I enjoyed this author's previous book, so I thought I'd give this one a go too.
Set in a Vermont town, it is the love story between two boys who start the book as bitter rivals due to their parents' having competing businesses. When a new fusion cafe opens in town and business at both older stores drops, they band together to try and save their family businesses. And along the way, they fall in love. But the path of true love never runs smoothly, does it?
This is a book that's filled with diverse characters. The two main characters, Theo and Gabi, are Chinese/Japanese and Puerto Rican respectively. And of course, gay. Theo is out and his parents seem to accept him even if his extended family don't, but Gabi isn't and doesn't think he ever will be because his parents are so actively homophobic.
Theo thinks he's a failure and will never live up to his older brother's achievements. Gabi wants to dance but can't tell his parents because they consider dancing effeminate and not something a boy should want to do. So he plays soccer, despite being terrible at it, to the point he's always running into Theo, the star of the team, on the field. And when one of these collisions leads to Theo spraining a wrist, Gabi gets roped into helping him with his covert operation to try and save his parents' shop.

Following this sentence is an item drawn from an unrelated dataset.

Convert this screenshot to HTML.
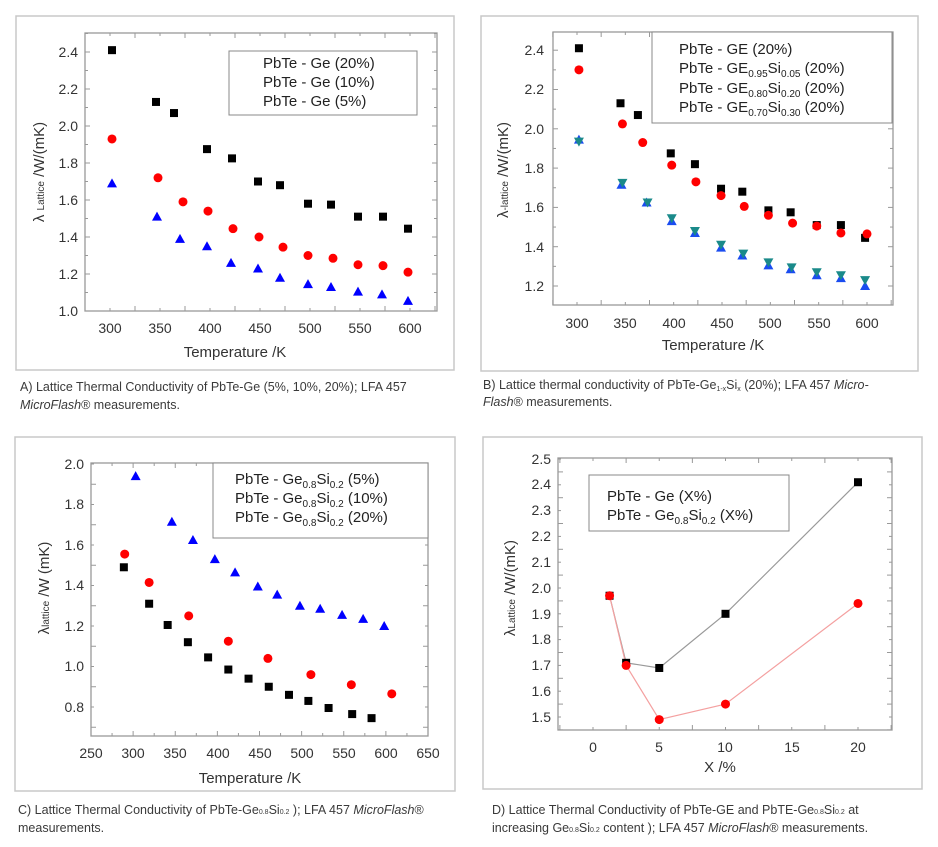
<!DOCTYPE html>
<html><head><meta charset="utf-8"><style>
html,body{margin:0;padding:0;background:#fff}
svg{display:block;font-family:"Liberation Sans",Arial,sans-serif}
.t{font-size:14px;fill:#333}
.ax{font-size:15px;fill:#333}
.lg{font-size:15px;fill:#222}
.cap{font-size:12.5px;fill:#3a3a3a}
</style></head><body>
<svg id="s" width="938" height="847" viewBox="0 0 938 847" xmlns="http://www.w3.org/2000/svg">
<rect width="938" height="847" fill="#fff"/>
<rect x="16" y="16" width="438" height="354" fill="none" stroke="#c8c8c8" stroke-width="1.5"/>
<rect x="481" y="16" width="437" height="355" fill="none" stroke="#c8c8c8" stroke-width="1.5"/>
<rect x="15" y="437" width="440" height="354" fill="none" stroke="#c8c8c8" stroke-width="1.5"/>
<rect x="483" y="437" width="439" height="352" fill="none" stroke="#c8c8c8" stroke-width="1.5"/>
<g id="g"></g>

<g class="t" text-anchor="end">
<text x="78" y="316">1.0</text><text x="78" y="279">1.2</text><text x="78" y="242">1.4</text><text x="78" y="205">1.6</text><text x="78" y="168">1.8</text><text x="78" y="131">2.0</text><text x="78" y="94">2.2</text><text x="78" y="57">2.4</text>
</g>
<g class="t" text-anchor="middle">
<text x="110" y="333">300</text><text x="160" y="333">350</text><text x="210" y="333">400</text><text x="260" y="333">450</text><text x="310" y="333">500</text><text x="360" y="333">550</text><text x="410" y="333">600</text>
</g>
<text class="ax" x="235" y="357" text-anchor="middle">Temperature /K</text>
<text class="ax" transform="translate(44,172) rotate(-90)" text-anchor="middle">λ <tspan font-size="10">Lattice</tspan> /W/(mK)</text>
<rect x="229" y="51" width="188" height="64" fill="#fff" stroke="#888"/>
<text class="lg" x="263" y="68">PbTe - Ge (20%)</text>
<text class="lg" x="263" y="87">PbTe - Ge (10%)</text>
<text class="lg" x="263" y="106">PbTe - Ge (5%)</text>
<text class="cap" x="20" y="391">A) Lattice Thermal Conductivity of PbTe-Ge (5%, 10%, 20%); LFA 457</text>
<text class="cap" x="20" y="409"><tspan font-style="italic">MicroFlash</tspan>® measurements.</text>

<g class="t" text-anchor="end">
<text x="544" y="291">1.2</text><text x="544" y="252">1.4</text><text x="544" y="212">1.6</text><text x="544" y="173">1.8</text><text x="544" y="134">2.0</text><text x="544" y="94">2.2</text><text x="544" y="55">2.4</text>
</g>
<g class="t" text-anchor="middle">
<text x="577" y="328">300</text><text x="625" y="328">350</text><text x="674" y="328">400</text><text x="722" y="328">450</text><text x="770" y="328">500</text><text x="819" y="328">550</text><text x="867" y="328">600</text>
</g>
<text class="ax" x="713" y="350" text-anchor="middle">Temperature /K</text>
<text class="ax" transform="translate(508,170) rotate(-90)" text-anchor="middle">λ<tspan font-size="10">-lattice</tspan> /W/(mK)</text>
<rect x="652" y="32" width="240" height="91" fill="#fff" stroke="#888"/>
<text class="lg" x="679" y="54">PbTe - GE (20%)</text>
<text class="lg" x="679" y="73">PbTe - GE<tspan font-size="10" dy="4">0.95</tspan><tspan dy="-4">Si</tspan><tspan font-size="10" dy="4">0.05</tspan><tspan dy="-4"> (20%)</tspan></text>
<text class="lg" x="679" y="93">PbTe - GE<tspan font-size="10" dy="4">0.80</tspan><tspan dy="-4">Si</tspan><tspan font-size="10" dy="4">0.20</tspan><tspan dy="-4"> (20%)</tspan></text>
<text class="lg" x="679" y="112">PbTe - GE<tspan font-size="10" dy="4">0.70</tspan><tspan dy="-4">Si</tspan><tspan font-size="10" dy="4">0.30</tspan><tspan dy="-4"> (20%)</tspan></text>
<text class="cap" x="483" y="389">B) Lattice thermal conductivity of PbTe-Ge<tspan font-size="7" dy="2">1-x</tspan><tspan dy="-2">Si</tspan><tspan font-size="7" dy="2">x</tspan><tspan dy="-2"> (20%); LFA 457 </tspan><tspan font-style="italic">Micro-</tspan></text>
<text class="cap" x="483" y="406"><tspan font-style="italic">Flash</tspan>® measurements.</text>

<g class="t" text-anchor="end">
<text x="84" y="712">0.8</text><text x="84" y="671">1.0</text><text x="84" y="631">1.2</text><text x="84" y="590">1.4</text><text x="84" y="550">1.6</text><text x="84" y="509">1.8</text><text x="84" y="469">2.0</text>
</g>
<g class="t" text-anchor="middle">
<text x="91" y="758">250</text><text x="133" y="758">300</text><text x="175" y="758">350</text><text x="218" y="758">400</text><text x="260" y="758">450</text><text x="302" y="758">500</text><text x="344" y="758">550</text><text x="386" y="758">600</text><text x="428" y="758">650</text>
</g>
<text class="ax" x="250" y="783" text-anchor="middle">Temperature  /K</text>
<text class="ax" transform="translate(49,588) rotate(-90)" text-anchor="middle">λ<tspan font-size="10">lattice</tspan> /W (mK)</text>
<rect x="213" y="463" width="215" height="75" fill="#fff" stroke="#888"/>
<text class="lg" x="235" y="484">PbTe - Ge<tspan font-size="10" dy="4">0.8</tspan><tspan dy="-4">Si</tspan><tspan font-size="10" dy="4">0.2</tspan><tspan dy="-4"> (5%)</tspan></text>
<text class="lg" x="235" y="503">PbTe - Ge<tspan font-size="10" dy="4">0.8</tspan><tspan dy="-4">Si</tspan><tspan font-size="10" dy="4">0.2</tspan><tspan dy="-4"> (10%)</tspan></text>
<text class="lg" x="235" y="522">PbTe - Ge<tspan font-size="10" dy="4">0.8</tspan><tspan dy="-4">Si</tspan><tspan font-size="10" dy="4">0.2</tspan><tspan dy="-4"> (20%)</tspan></text>
<text class="cap" x="18" y="814">C) Lattice Thermal Conductivity of PbTe-Ge<tspan font-size="7">0.8</tspan>Si<tspan font-size="7">0.2</tspan> ); LFA 457 <tspan font-style="italic">MicroFlash</tspan>®</text>
<text class="cap" x="18" y="832">measurements.</text>

<g class="t" text-anchor="end">
<text x="551" y="722">1.5</text><text x="551" y="696">1.6</text><text x="551" y="670">1.7</text><text x="551" y="644">1.8</text><text x="551" y="619">1.9</text><text x="551" y="593">2.0</text><text x="551" y="567">2.1</text><text x="551" y="541">2.2</text><text x="551" y="515">2.3</text><text x="551" y="489">2.4</text><text x="551" y="464">2.5</text>
</g>
<g class="t" text-anchor="middle">
<text x="593" y="752">0</text><text x="659" y="752">5</text><text x="725" y="752">10</text><text x="792" y="752">15</text><text x="858" y="752">20</text>
</g>
<text class="ax" x="720" y="772" text-anchor="middle">X /%</text>
<text class="ax" transform="translate(515,588) rotate(-90)" text-anchor="middle">λ<tspan font-size="10">Lattice</tspan> /W/(mK)</text>
<rect x="589" y="475" width="200" height="56" fill="#fff" stroke="#888"/>
<text class="lg" x="607" y="501">PbTe - Ge (X%)</text>
<text class="lg" x="607" y="520">PbTe - Ge<tspan font-size="10" dy="4">0.8</tspan><tspan dy="-4">Si</tspan><tspan font-size="10" dy="4">0.2</tspan><tspan dy="-4"> (X%)</tspan></text>
<text class="cap" x="492" y="814">D) Lattice Thermal Conductivity of PbTe-GE and PbTE-Ge<tspan font-size="7">0.8</tspan>Si<tspan font-size="7">0.2</tspan>  at</text>
<text class="cap" x="492" y="832">increasing Ge<tspan font-size="7">0.8</tspan>Si<tspan font-size="7">0.2</tspan> content ); LFA 457 <tspan font-style="italic">MicroFlash</tspan>® measurements.</text>
</svg>
<script>
var NS="http://www.w3.org/2000/svg",G=document.getElementById("g");
function el(t,a){var e=document.createElementNS(NS,t);for(var k in a)e.setAttribute(k,a[k]);G.appendChild(e);return e;}
function sq(x,y,c){el("rect",{x:x-4,y:y-4,width:8,height:8,fill:c||"#000"});}
function ci(x,y,c){el("circle",{cx:x,cy:y,r:4.5,fill:c||"#f00"});}
function tr(x,y,c){el("polygon",{points:(x-5)+","+(y+4)+" "+(x+5)+","+(y+4)+" "+x+","+(y-5),fill:c||"#00f"});}
function td(x,y,c){el("polygon",{points:(x-5)+","+(y-4)+" "+(x+5)+","+(y-4)+" "+x+","+(y+5),fill:c});}
function axes(p){
 el("rect",{x:p.l,y:p.t,width:p.r-p.l,height:p.b-p.t,fill:"none",stroke:"#999","stroke-width":1.3});
 for(var v=p.xs;v<=p.xe+1e-9;v+=p.xm){var x=p.fx(v);if(x<p.l-0.5||x>p.r+0.5)continue;var maj=Math.abs(((v-p.xs)/p.xM)-Math.round((v-p.xs)/p.xM))<1e-6;var L=maj?5:3;
  el("line",{x1:x,y1:p.b,x2:x,y2:p.b-L,stroke:"#999"});el("line",{x1:x,y1:p.t,x2:x,y2:p.t+L,stroke:"#999"});}
 for(var v=p.ys;v<=p.ye+1e-9;v+=p.ym){var y=p.fy(v);if(y<p.t-0.5||y>p.b+0.5)continue;var maj=Math.abs(((v-p.ys)/p.yM)-Math.round((v-p.ys)/p.yM))<1e-6;var L=maj?5:3;
  el("line",{x1:p.l,y1:y,x2:p.l+L,y2:y,stroke:"#999"});el("line",{x1:p.r,y1:y,x2:p.r-L,y2:y,stroke:"#999"});}
}
var A={l:85,r:437,t:33,b:311,fx:function(v){return 110+(v-300);},fy:function(v){return 311-(v-1)*185;},xs:275,xe:625,xm:25,xM:50,ys:1.0,ye:2.5,ym:0.1,yM:0.2};
axes(A);
[[302,2.41],[346,2.13],[364,2.07],[397,1.875],[422,1.825],[448,1.70],[470,1.68],[498,1.58],[521,1.575],[548,1.51],[573,1.51],[598,1.445]].forEach(function(d){sq(A.fx(d[0]),A.fy(d[1]));});
[[302,1.93],[348,1.72],[373,1.59],[398,1.54],[423,1.445],[449,1.40],[473,1.345],[498,1.30],[523,1.285],[548,1.25],[573,1.245],[598,1.21]].forEach(function(d){ci(A.fx(d[0]),A.fy(d[1]));});
[[302,1.69],[347,1.51],[370,1.39],[397,1.35],[421,1.26],[448,1.23],[470,1.18],[498,1.145],[521,1.13],[548,1.105],[572,1.09],[598,1.055]].forEach(function(d){tr(A.fx(d[0]),A.fy(d[1]));});
sq(242,63);ci(242,82);tr(242,101);
var B={l:553,r:893,t:32,b:305,fx:function(v){return 577+(v-300)*0.9667;},fy:function(v){return 286-(v-1.2)*196.5;},xs:275,xe:625,xm:25,xM:50,ys:1.2,ye:2.5,ym:0.1,yM:0.2};
axes(B);
[[302,2.41],[345,2.13],[363,2.07],[397,1.875],[422,1.82],[449,1.695],[471,1.68],[498,1.585],[521,1.575],[548,1.51],[573,1.51],[598,1.445]].forEach(function(d){sq(B.fx(d[0]),B.fy(d[1]));});
[[302,2.30],[347,2.025],[368,1.93],[398,1.815],[423,1.73],[449,1.66],[473,1.605],[498,1.56],[523,1.52],[548,1.505],[573,1.47],[600,1.465]].forEach(function(d){ci(B.fx(d[0]),B.fy(d[1]));});
[[302,1.945],[346,1.715],[372,1.625],[398,1.53],[422,1.47],[449,1.395],[471,1.355],[498,1.305],[521,1.285],[548,1.255],[573,1.24],[598,1.20]].forEach(function(d){tr(B.fx(d[0]),B.fy(d[1]),"#1a4cf0");});
[[302,1.935],[347,1.725],[373,1.625],[398,1.545],[422,1.48],[449,1.41],[472,1.365],[498,1.32],[522,1.295],[548,1.27],[573,1.255],[598,1.23]].forEach(function(d){td(B.fx(d[0]),B.fy(d[1]),"#1a8a8a");});
sq(670,49);ci(670,68);tr(670,88,"#1a4cf0");tr(670,107,"#1a8a8a");
var C={l:91,r:428,t:463,b:736,fx:function(v){return 91+(v-250)*0.8425;},fy:function(v){return 707-(v-0.8)*202.5;},xs:250,xe:650,xm:25,xM:50,ys:0.7,ye:2.0,ym:0.1,yM:0.2};
axes(C);
[[289,1.49],[319,1.31],[341,1.205],[365,1.12],[389,1.045],[413,0.985],[437,0.94],[461,0.90],[485,0.86],[508,0.83],[532,0.795],[560,0.765],[583,0.745]].forEach(function(d){sq(C.fx(d[0]),C.fy(d[1]));});
[[290,1.555],[319,1.415],[366,1.25],[413,1.125],[460,1.04],[511,0.96],[559,0.91],[607,0.865]].forEach(function(d){ci(C.fx(d[0]),C.fy(d[1]));});
[[303,1.94],[346,1.715],[371,1.625],[397,1.53],[421,1.465],[448,1.395],[471,1.355],[498,1.30],[522,1.285],[548,1.255],[573,1.235],[598,1.20]].forEach(function(d){tr(C.fx(d[0]),C.fy(d[1]));});
sq(222,479);ci(222,498);tr(222,517);
var D={l:558,r:892,t:458,b:730,fx:function(v){return 593+v*13.25;},fy:function(v){return 717-(v-1.5)*258;},xs:-2.5,xe:22.5,xm:2.5,xM:5,ys:1.45,ye:2.5,ym:0.05,yM:0.1};
axes(D);
var db=[[1.25,1.97],[2.5,1.71],[5,1.69],[10,1.90],[20,2.41]],dr=[[1.25,1.97],[2.5,1.70],[5,1.49],[10,1.55],[20,1.94]];
el("polyline",{points:db.map(function(d){return D.fx(d[0])+","+D.fy(d[1]);}).join(" "),fill:"none",stroke:"#999","stroke-width":1.2});
el("polyline",{points:dr.map(function(d){return D.fx(d[0])+","+D.fy(d[1]);}).join(" "),fill:"none",stroke:"#f4a0a0","stroke-width":1.2});
db.forEach(function(d){sq(D.fx(d[0]),D.fy(d[1]));});
dr.forEach(function(d){ci(D.fx(d[0]),D.fy(d[1]));});
sq(597,496);ci(597,515);
</script>
</body></html>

There's nothing particularly new or different about this book. It's a romance and follows the typical path of a romance novel with all the misunderstandings, arguments and everything that come along with it. It's a quick and easy read and there's nothing offensive or terrible about it. I just felt a little like it was trying too hard to be relevant with its diverse cast of characters whose backgrounds and cultural differences never really played a part in the story. I felt like the character were that way more to tick diversity boxes than for any real story reason. Which is something I'm noticing more and more as publishing tries to look less white...
There is nothing at all wrong with this book. It's fun and sweet and easy to read. I enjoyed it, but the self-consciously diverse characters did stick out to me.

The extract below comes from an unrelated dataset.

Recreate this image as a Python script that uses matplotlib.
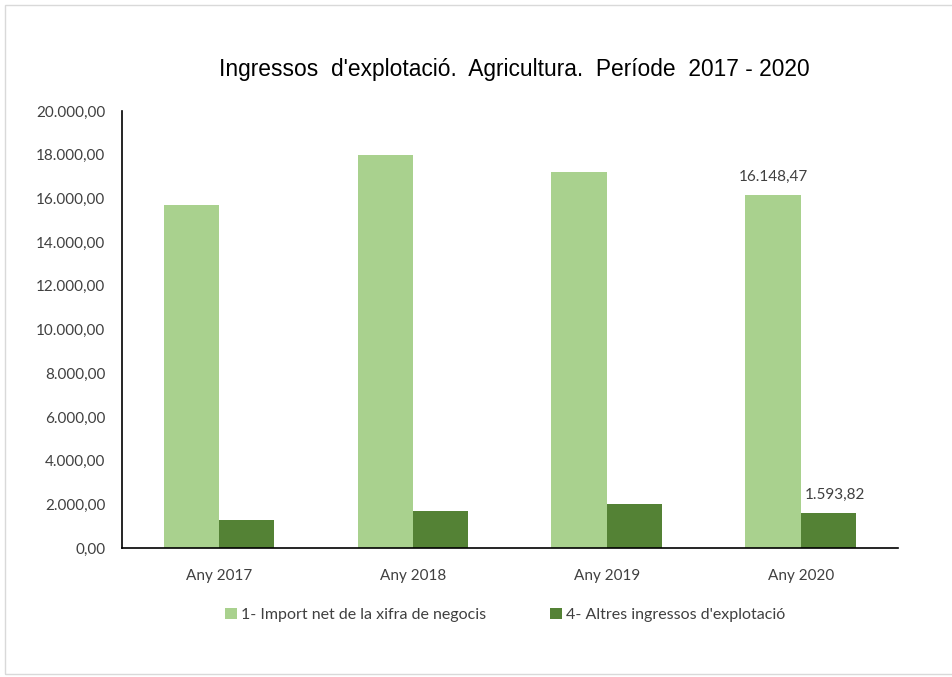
import matplotlib.pyplot as plt
import numpy as np
from matplotlib.patches import Rectangle

categories = ['Any 2017', 'Any 2018', 'Any 2019', 'Any 2020']
import_net = [15700, 18000, 17200, 16148.47]
altres = [1290, 1700, 2010, 1593.82]
series_names = ['1- Import net de la xifra de negocis', "4- Altres ingressos d'explotació"]
title = "Ingressos  d'explotació.  Agricultura.  Període  2017 - 2020"

light = '#A9D18E'
dark = '#548235'
txt = '#404040'


def fmt(v):
    s = f'{v:,.2f}'
    return s.replace(',', 'X').replace('.', ',').replace('X', '.')


fig = plt.figure(figsize=(9.52, 6.77), dpi=100)
fig.patches.append(Rectangle((0.005, 0.005), 1.2, 0.988, transform=fig.transFigure,
                             fill=False, edgecolor='#d9d9d9', linewidth=1))
ax = fig.add_axes([0.128, 0.1905, 0.815, 0.6455])

x = np.arange(len(categories))
w = 0.285
ax.bar(x - w / 2, import_net, w, color=light, label=series_names[0])
ax.bar(x + w / 2, altres, w, color=dark, label=series_names[1])

# only the last year is labelled
ax.annotate(fmt(import_net[-1]), (x[-1] - w / 2, import_net[-1]), xytext=(0, 8),
            textcoords='offset points', ha='center', va='bottom',
            fontsize=11, color=txt, family='Lato')
ax.annotate(fmt(altres[-1]), (x[-1] + w / 2, altres[-1]), xytext=(5, 8),
            textcoords='offset points', ha='center', va='bottom',
            fontsize=11, color=txt, family='Lato')

ax.set_xlim(-0.5, 3.5)
ax.set_ylim(0, 20000)
ax.set_yticks(np.arange(0, 20001, 2000))
ax.set_yticklabels([fmt(v) for v in np.arange(0, 20001, 2000)])
ax.set_xticks(x)
ax.set_xticklabels(categories)
for lab in ax.get_xticklabels() + ax.get_yticklabels():
    lab.set_family('Lato')
    lab.set_fontsize(11)
    lab.set_color(txt)
ax.tick_params(length=0)
ax.tick_params(axis='x', pad=15)
ax.tick_params(axis='y', pad=12)
for s in ['top', 'right']:
    ax.spines[s].set_visible(False)
for s in ['left', 'bottom']:
    ax.spines[s].set_color('black')
    ax.spines[s].set_linewidth(1.2)

fig.text(0.54, 0.898, title, ha='center', va='center', fontsize=16.4,
         family='Liberation Sans', color='black')

leg = fig.legend(loc='center', bbox_to_anchor=(0.531, 0.092), ncol=2, frameon=False,
                 handlelength=0.7, handleheight=0.7, handletextpad=0.3, columnspacing=4,
                 prop={'family': 'Lato', 'size': 11.5})
for t in leg.get_texts():
    t.set_color(txt)

fig.savefig('out.png', dpi=100)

But don't just listen to me. Here's the blurb:Sometimes bitter rivalries can brew something sweet
Theo Mori wants to escape. Leaving Vermont for college means getting away from working at his parents’ Asian American café and dealing with their archrivals’ hopeless son Gabi who’s lost the soccer team more games than Theo can count.
Gabi Moreno is miserably stuck in the closet. Forced to play soccer to hide his love for dance and iced out by Theo, the only openly gay guy at school, Gabi’s only reprieve is his parents’ Puerto Rican bakery and his plans to take over after graduation.
But the town’s new fusion café changes everything. Between the Mori’s struggling shop and the Moreno’s plan to sell their bakery in the face of the competition, both boys find their dreams in jeopardy. Then Theo has an idea—sell photo-worthy food covertly at school to offset their losses. When he sprains his wrist and Gabi gets roped in to help, they realize they need to work together to save their parents’ shops but will the new feelings rising between them be enough to send their future plans up in smoke?